In the 1940's a turn-of-phrase was coined, "You can't judge a book by its cover." Never was that more true than about the Savior.
To the casual observer it might appear that Jesus was nomadic, wandering dusty roads from village to village dispensing humanitarian miracles and pithy sayings—a first century philanthropist who scattered goodness and golden rules like confetti, or a Galilean Don Quixote whose idealism attracted disciples like stray cats.
But nothing could be further from the truth. Jesus was the world's most strategic planner, a genius in organizational development and human resources.
In fact, His organizational skills put an endless universe into constant motion. He designed and molded every living cell. And, He alone crafted the world's most enduring institutions, the Home and the Church being exhibits A and B.
The honored robes of leadership fit perfectly on this humble carpenter from Nazareth.
But it wasn't easy. He was continually bucking the status quo and ignoring city hall. From the smear campaigns of the Pharisees to the out-of-sync ideas of His disciples, and from the condescension of His family and friends to Satan's most vicious attacks, Jesus was resolute. He knew what He had to do and how He had to do it.
Though He was the omnipotent God, His powerful leadership was, ironically, marked by His limitations. In fact, those limitations became His trademark and continue to serve as the template for every Christian leader since. Mystical they're not. He never intended them to be. But nobody has ever personified successful leadership better.
First, Jesus limited His time to doing only His Father's will. "I have accomplished the work You gave me to do."
And He did it unwaveringly, completely, sincerely, willingly, fervently, sacrificially, swiftly and constantly. He had not come from Heaven to recite a well rehearsed script, but to live a life of righteous rebellion. Not only did He preach against sin, He also acted against sin. When His Father's house was profaned He flew into action. God's justice never looked so resolute.
Secondly, Jesus limited His conversations. "The words which You gave to Me, I have given to them."
Every recorded dialogue was deliberate. No words were wasted—they were customized for each person and every audience. And, His words struck a chord. To the hurting, He spoke of hope. At a funeral, He spoke of life. To the blind, He spoke of light. To the children, He opened His arms. To the leper, He offered His touch.
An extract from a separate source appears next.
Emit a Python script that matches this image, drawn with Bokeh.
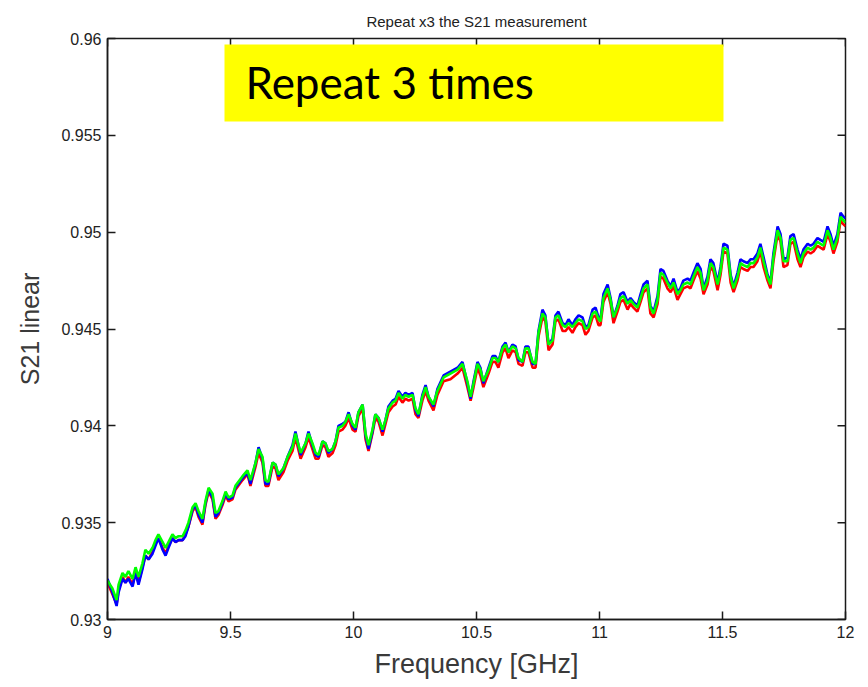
import math
from bokeh.plotting import figure
from bokeh.models import FixedTicker, BoxAnnotation, Label, Range1d
from bokeh.embed import file_html
from bokeh.resources import INLINE

title_text = "Repeat x3 the S21 measurement"
x_label = "Frequency [GHz]"
y_label = "S21 linear"
note_text = "Repeat 3 times"

x_ticks = [9, 9.5, 10, 10.5, 11, 11.5, 12]
y_ticks = [0.93, 0.935, 0.94, 0.945, 0.95, 0.955, 0.96]
y_tick_labels = {0.93: "0.93", 0.935: "0.935", 0.94: "0.94", 0.945: "0.945",
                 0.95: "0.95", 0.955: "0.955", 0.96: "0.96"}
x_tick_labels = {9: "9", 9.5: "9.5", 10: "10", 10.5: "10.5", 11: "11", 11.5: "11.5", 12: "12"}

freq = [
    9.000, 9.020, 9.037, 9.045, 9.061, 9.073, 9.085, 9.102, 9.114, 9.126,
    9.142, 9.154, 9.167, 9.183, 9.195, 9.207, 9.224, 9.236, 9.248, 9.264,
    9.276, 9.289, 9.305, 9.317, 9.329, 9.346, 9.358, 9.370, 9.386, 9.398,
    9.411, 9.427, 9.439, 9.451, 9.467, 9.480, 9.492, 9.508, 9.520, 9.549,
    9.569, 9.581, 9.602, 9.614, 9.630, 9.642, 9.654, 9.671, 9.683, 9.695,
    9.715, 9.732, 9.752, 9.764, 9.785, 9.805, 9.817, 9.833, 9.846, 9.858,
    9.874, 9.886, 9.898, 9.915, 9.927, 9.939, 9.955, 9.967, 9.980, 9.996,
    10.008, 10.020, 10.037, 10.049, 10.061, 10.077, 10.089, 10.102, 10.118, 10.130,
    10.142, 10.159, 10.171, 10.183, 10.199, 10.211, 10.224, 10.240, 10.252, 10.264,
    10.280, 10.293, 10.305, 10.325, 10.341, 10.366, 10.394, 10.423, 10.443, 10.463,
    10.476, 10.488, 10.504, 10.516, 10.528, 10.549, 10.565, 10.577, 10.589, 10.606,
    10.618, 10.630, 10.646, 10.659, 10.671, 10.687, 10.699, 10.711, 10.728, 10.740,
    10.752, 10.768, 10.780, 10.793, 10.809, 10.821, 10.833, 10.850, 10.862, 10.874,
    10.890, 10.902, 10.915, 10.931, 10.943, 10.955, 10.972, 10.984, 10.996, 11.004,
    11.016, 11.033, 11.045, 11.057, 11.073, 11.085, 11.098, 11.114, 11.126, 11.138,
    11.154, 11.167, 11.179, 11.195, 11.207, 11.220, 11.236, 11.248, 11.260, 11.276,
    11.289, 11.301, 11.317, 11.329, 11.341, 11.358, 11.370, 11.382, 11.398, 11.411,
    11.423, 11.439, 11.451, 11.463, 11.480, 11.492, 11.504, 11.520, 11.533, 11.545,
    11.561, 11.573, 11.585, 11.602, 11.614, 11.626, 11.642, 11.654, 11.667, 11.683,
    11.695, 11.707, 11.724, 11.736, 11.748, 11.764, 11.776, 11.789, 11.805, 11.817,
    11.829, 11.846, 11.858, 11.870, 11.886, 11.898, 11.911, 11.927, 11.939, 11.951,
    11.967, 11.980, 11.992, 12.000,
]

s21_green = [
    0.9320, 0.9316, 0.9310, 0.9318, 0.9324, 0.9322, 0.9325, 0.9321, 0.9327, 0.9322,
    0.9329, 0.9336, 0.9334, 0.9337, 0.9341, 0.9344, 0.9340, 0.9337, 0.9340, 0.9344,
    0.9342, 0.9343, 0.9343, 0.9346, 0.9350, 0.9358, 0.9360, 0.9356, 0.9352, 0.9361,
    0.9368, 0.9365, 0.9355, 0.9356, 0.9361, 0.9366, 0.9363, 0.9364, 0.9369, 0.9374,
    0.9377, 0.9372, 0.9381, 0.9388, 0.9384, 0.9372, 0.9371, 0.9381, 0.9380, 0.9375,
    0.9378, 0.9384, 0.9389, 0.9396, 0.9386, 0.9391, 0.9396, 0.9391, 0.9386, 0.9385,
    0.9392, 0.9391, 0.9387, 0.9388, 0.9392, 0.9399, 0.9400, 0.9402, 0.9406, 0.9401,
    0.9399, 0.9407, 0.9411, 0.9396, 0.9390, 0.9398, 0.9406, 0.9404, 0.9398, 0.9403,
    0.9409, 0.9412, 0.9413, 0.9417, 0.9414, 0.9416, 0.9415, 0.9416, 0.9409, 0.9406,
    0.9415, 0.9420, 0.9415, 0.9411, 0.9418, 0.9425, 0.9427, 0.9429, 0.9432, 0.9423,
    0.9415, 0.9422, 0.9432, 0.9429, 0.9423, 0.9429, 0.9435, 0.9435, 0.9433, 0.9440,
    0.9442, 0.9438, 0.9441, 0.9440, 0.9435, 0.9433, 0.9440, 0.9440, 0.9433, 0.9432,
    0.9448, 0.9458, 0.9456, 0.9442, 0.9444, 0.9456, 0.9457, 0.9452, 0.9451, 0.9453,
    0.9451, 0.9453, 0.9455, 0.9454, 0.9450, 0.9451, 0.9458, 0.9459, 0.9455, 0.9454,
    0.9466, 0.9471, 0.9465, 0.9456, 0.9461, 0.9466, 0.9467, 0.9463, 0.9465, 0.9463,
    0.9461, 0.9466, 0.9471, 0.9473, 0.9461, 0.9458, 0.9465, 0.9479, 0.9478, 0.9474,
    0.9471, 0.9474, 0.9468, 0.9470, 0.9473, 0.9474, 0.9473, 0.9477, 0.9482, 0.9479,
    0.9470, 0.9475, 0.9484, 0.9482, 0.9473, 0.9480, 0.9492, 0.9491, 0.9477, 0.9471,
    0.9477, 0.9484, 0.9483, 0.9482, 0.9484, 0.9484, 0.9487, 0.9492, 0.9485, 0.9477,
    0.9473, 0.9487, 0.9501, 0.9497, 0.9485, 0.9485, 0.9496, 0.9497, 0.9489, 0.9484,
    0.9489, 0.9492, 0.9491, 0.9492, 0.9495, 0.9494, 0.9493, 0.9501, 0.9497, 0.9491,
    0.9497, 0.9508, 0.9506, 0.9505,
]

s21_red = [
    0.9319, 0.9313, 0.9308, 0.9315, 0.9322, 0.9319, 0.9322, 0.9318, 0.9325, 0.9319,
    0.9327, 0.9333, 0.9331, 0.9335, 0.9339, 0.9342, 0.9337, 0.9334, 0.9338, 0.9342,
    0.9340, 0.9341, 0.9341, 0.9344, 0.9348, 0.9356, 0.9358, 0.9353, 0.9349, 0.9359,
    0.9366, 0.9362, 0.9352, 0.9354, 0.9359, 0.9364, 0.9361, 0.9362, 0.9367, 0.9372,
    0.9375, 0.9369, 0.9379, 0.9386, 0.9381, 0.9369, 0.9369, 0.9379, 0.9378, 0.9372,
    0.9376, 0.9382, 0.9387, 0.9394, 0.9383, 0.9389, 0.9394, 0.9388, 0.9383, 0.9383,
    0.9390, 0.9389, 0.9384, 0.9386, 0.9390, 0.9397, 0.9398, 0.9400, 0.9404, 0.9398,
    0.9397, 0.9405, 0.9409, 0.9393, 0.9387, 0.9396, 0.9404, 0.9402, 0.9395, 0.9401,
    0.9407, 0.9410, 0.9411, 0.9415, 0.9412, 0.9414, 0.9413, 0.9414, 0.9406, 0.9404,
    0.9413, 0.9418, 0.9413, 0.9408, 0.9416, 0.9423, 0.9424, 0.9427, 0.9430, 0.9420,
    0.9413, 0.9420, 0.9430, 0.9426, 0.9420, 0.9427, 0.9433, 0.9433, 0.9430, 0.9438,
    0.9440, 0.9435, 0.9439, 0.9438, 0.9432, 0.9431, 0.9438, 0.9438, 0.9430, 0.9430,
    0.9446, 0.9456, 0.9454, 0.9439, 0.9442, 0.9454, 0.9455, 0.9449, 0.9449, 0.9451,
    0.9448, 0.9451, 0.9453, 0.9452, 0.9447, 0.9449, 0.9456, 0.9457, 0.9452, 0.9452,
    0.9464, 0.9469, 0.9463, 0.9453, 0.9459, 0.9464, 0.9465, 0.9460, 0.9463, 0.9461,
    0.9459, 0.9464, 0.9469, 0.9471, 0.9458, 0.9456, 0.9463, 0.9477, 0.9476, 0.9471,
    0.9469, 0.9472, 0.9465, 0.9468, 0.9471, 0.9472, 0.9471, 0.9475, 0.9480, 0.9476,
    0.9468, 0.9473, 0.9482, 0.9480, 0.9470, 0.9478, 0.9490, 0.9489, 0.9474, 0.9469,
    0.9475, 0.9482, 0.9481, 0.9480, 0.9482, 0.9482, 0.9485, 0.9490, 0.9482, 0.9475,
    0.9471, 0.9485, 0.9499, 0.9495, 0.9482, 0.9483, 0.9494, 0.9495, 0.9486, 0.9482,
    0.9487, 0.9490, 0.9489, 0.9490, 0.9493, 0.9492, 0.9491, 0.9499, 0.9495, 0.9489,
    0.9495, 0.9506, 0.9504, 0.9503,
]

s21_blue = [
    0.9321, 0.9314, 0.9307, 0.9314, 0.9321, 0.9319, 0.9321, 0.9317, 0.9324, 0.9318,
    0.9326, 0.9333, 0.9331, 0.9334, 0.9338, 0.9342, 0.9336, 0.9333, 0.9337, 0.9342,
    0.9340, 0.9341, 0.9341, 0.9343, 0.9348, 0.9357, 0.9359, 0.9354, 0.9350, 0.9360,
    0.9367, 0.9363, 0.9353, 0.9355, 0.9360, 0.9365, 0.9362, 0.9363, 0.9368, 0.9373,
    0.9376, 0.9370, 0.9381, 0.9389, 0.9383, 0.9370, 0.9370, 0.9381, 0.9380, 0.9374,
    0.9378, 0.9384, 0.9390, 0.9397, 0.9385, 0.9391, 0.9397, 0.9390, 0.9385, 0.9384,
    0.9392, 0.9391, 0.9386, 0.9388, 0.9392, 0.9400, 0.9401, 0.9402, 0.9407, 0.9400,
    0.9398, 0.9407, 0.9411, 0.9395, 0.9388, 0.9397, 0.9406, 0.9404, 0.9397, 0.9403,
    0.9410, 0.9413, 0.9414, 0.9418, 0.9415, 0.9417, 0.9416, 0.9417, 0.9408, 0.9405,
    0.9416, 0.9421, 0.9415, 0.9410, 0.9419, 0.9426, 0.9428, 0.9430, 0.9433, 0.9422,
    0.9414, 0.9423, 0.9433, 0.9430, 0.9422, 0.9430, 0.9436, 0.9436, 0.9433, 0.9441,
    0.9443, 0.9438, 0.9442, 0.9441, 0.9434, 0.9433, 0.9441, 0.9441, 0.9432, 0.9432,
    0.9449, 0.9460, 0.9457, 0.9442, 0.9445, 0.9457, 0.9459, 0.9453, 0.9452, 0.9455,
    0.9452, 0.9455, 0.9457, 0.9456, 0.9451, 0.9452, 0.9460, 0.9461, 0.9456, 0.9455,
    0.9468, 0.9473, 0.9466, 0.9456, 0.9462, 0.9468, 0.9469, 0.9464, 0.9466, 0.9464,
    0.9462, 0.9468, 0.9473, 0.9475, 0.9462, 0.9459, 0.9467, 0.9481, 0.9480, 0.9475,
    0.9472, 0.9476, 0.9469, 0.9471, 0.9475, 0.9476, 0.9475, 0.9479, 0.9484, 0.9481,
    0.9471, 0.9477, 0.9486, 0.9484, 0.9474, 0.9482, 0.9494, 0.9493, 0.9478, 0.9472,
    0.9479, 0.9486, 0.9485, 0.9484, 0.9486, 0.9486, 0.9489, 0.9494, 0.9487, 0.9478,
    0.9474, 0.9489, 0.9503, 0.9499, 0.9486, 0.9487, 0.9498, 0.9499, 0.9491, 0.9486,
    0.9491, 0.9494, 0.9493, 0.9494, 0.9497, 0.9496, 0.9495, 0.9503, 0.9499, 0.9493,
    0.9499, 0.9510, 0.9508, 0.9507,
]

x_lo, x_hi = x_ticks[0], x_ticks[-1]
y_lo, y_hi = y_ticks[0], y_ticks[-1]

p = figure(width=868, height=687, output_backend="svg", toolbar_location=None,
           x_range=Range1d(x_lo, x_hi), y_range=Range1d(y_lo, y_hi),
           min_border_left=107, min_border_right=23, min_border_top=38, min_border_bottom=68)
p.background_fill_color = "white"
p.border_fill_color = "white"
p.xgrid.visible = False
p.ygrid.visible = False
p.outline_line_color = "#1a1a1a"
p.outline_line_width = 1.5

p.title.text = title_text
p.title.align = "center"
p.title.text_font = "Liberation Sans"
p.title.text_font_size = "15px"
p.title.text_font_style = "normal"
p.title.text_color = "#222222"
p.title.standoff = 18

ax_font = "Liberation Sans"
for ax in p.xaxis:
    ax.ticker = FixedTicker(ticks=x_ticks)
    ax.major_label_overrides = x_tick_labels
for ax in p.yaxis:
    ax.ticker = FixedTicker(ticks=y_ticks)
    ax.major_label_overrides = y_tick_labels

for ax in list(p.xaxis) + list(p.yaxis):
    ax.major_tick_in = 8
    ax.major_tick_out = 0
    ax.minor_tick_in = 0
    ax.minor_tick_out = 0
    ax.axis_line_color = "#1a1a1a"
    ax.axis_line_width = 1.5
    ax.major_tick_line_color = "#1a1a1a"
    ax.major_tick_line_width = 1.5
    ax.major_label_text_font = ax_font
    ax.major_label_text_font_size = "16px"
    ax.major_label_text_color = "#222222"
    ax.axis_label_text_font = ax_font
    ax.axis_label_text_font_style = "normal"
    ax.axis_label_text_color = "#3a3a3a"
    ax.major_label_standoff = 6

p.xaxis.axis_label = x_label
p.yaxis.axis_label = y_label
p.xaxis.axis_label_text_font_size = "27px"
p.yaxis.axis_label_text_font_size = "25px"
p.xaxis.axis_label_standoff = 8
p.yaxis.axis_label_standoff = 14

# inward tick marks on the top and right edges of the box (MATLAB style)
p.ray(x=x_ticks, y=[y_hi] * len(x_ticks), length=8, length_units="screen",
      angle=-math.pi / 2, line_color="#1a1a1a", line_width=1.5)
p.ray(x=[x_hi] * len(y_ticks), y=y_ticks, length=8, length_units="screen",
      angle=math.pi, line_color="#1a1a1a", line_width=1.5)

p.line(freq, s21_red, line_color="#ff0000", line_width=2.6)
p.line(freq, s21_blue, line_color="#0000ff", line_width=2.6)
p.line(freq, s21_green, line_color="#00ff00", line_width=2.6)

note_box = BoxAnnotation(left=9.4756, right=11.504, top=0.95969, bottom=0.95571,
                         fill_color="#ffff00", fill_alpha=1.0, line_color=None)
p.add_layout(note_box)
note = Label(x=9.561, y=0.95777, text=note_text, text_font="Lato", text_font_size="44px",
             text_color="black", text_baseline="middle", text_align="left")
p.add_layout(note)

open("out.html", "w").write(file_html(p, INLINE))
And the people loved Him for it.
He also limited Himself to a target audience. "I have not come to call the righteous, but sinners to repentance."
He looked beyond the curiosity seekers and gravitated to the needy. His ministry was one of depth, not breadth. He sequestered His students for in-depth training. He commanded others to "tell no one." He was unshaken when thousands rejected Him, claiming His teaching was too tough to swallow. And even when He had an audience with the political power brokers, "He opened not His mouth."
Finally, Jesus was careful to train His replacements. "As you have sent me into the world, I have also sent them into the world."
For three years His protégés heard it all, saw it all, and even got on-the-job, hands-on experience in dozens of miraculous works. Jesus held nothing back. He schooled them in every phase of ministry. They saw Him laugh, weep, teach, pray, challenge, rest, serve, heal, answer and lead. And when it was their turn to take leadership, they never had to ask, "How?" They had already learned the secrets from the Master.
The model that served so well for the disciples is the same model for us today. Limit yourself to His priorities and you can't go wrong.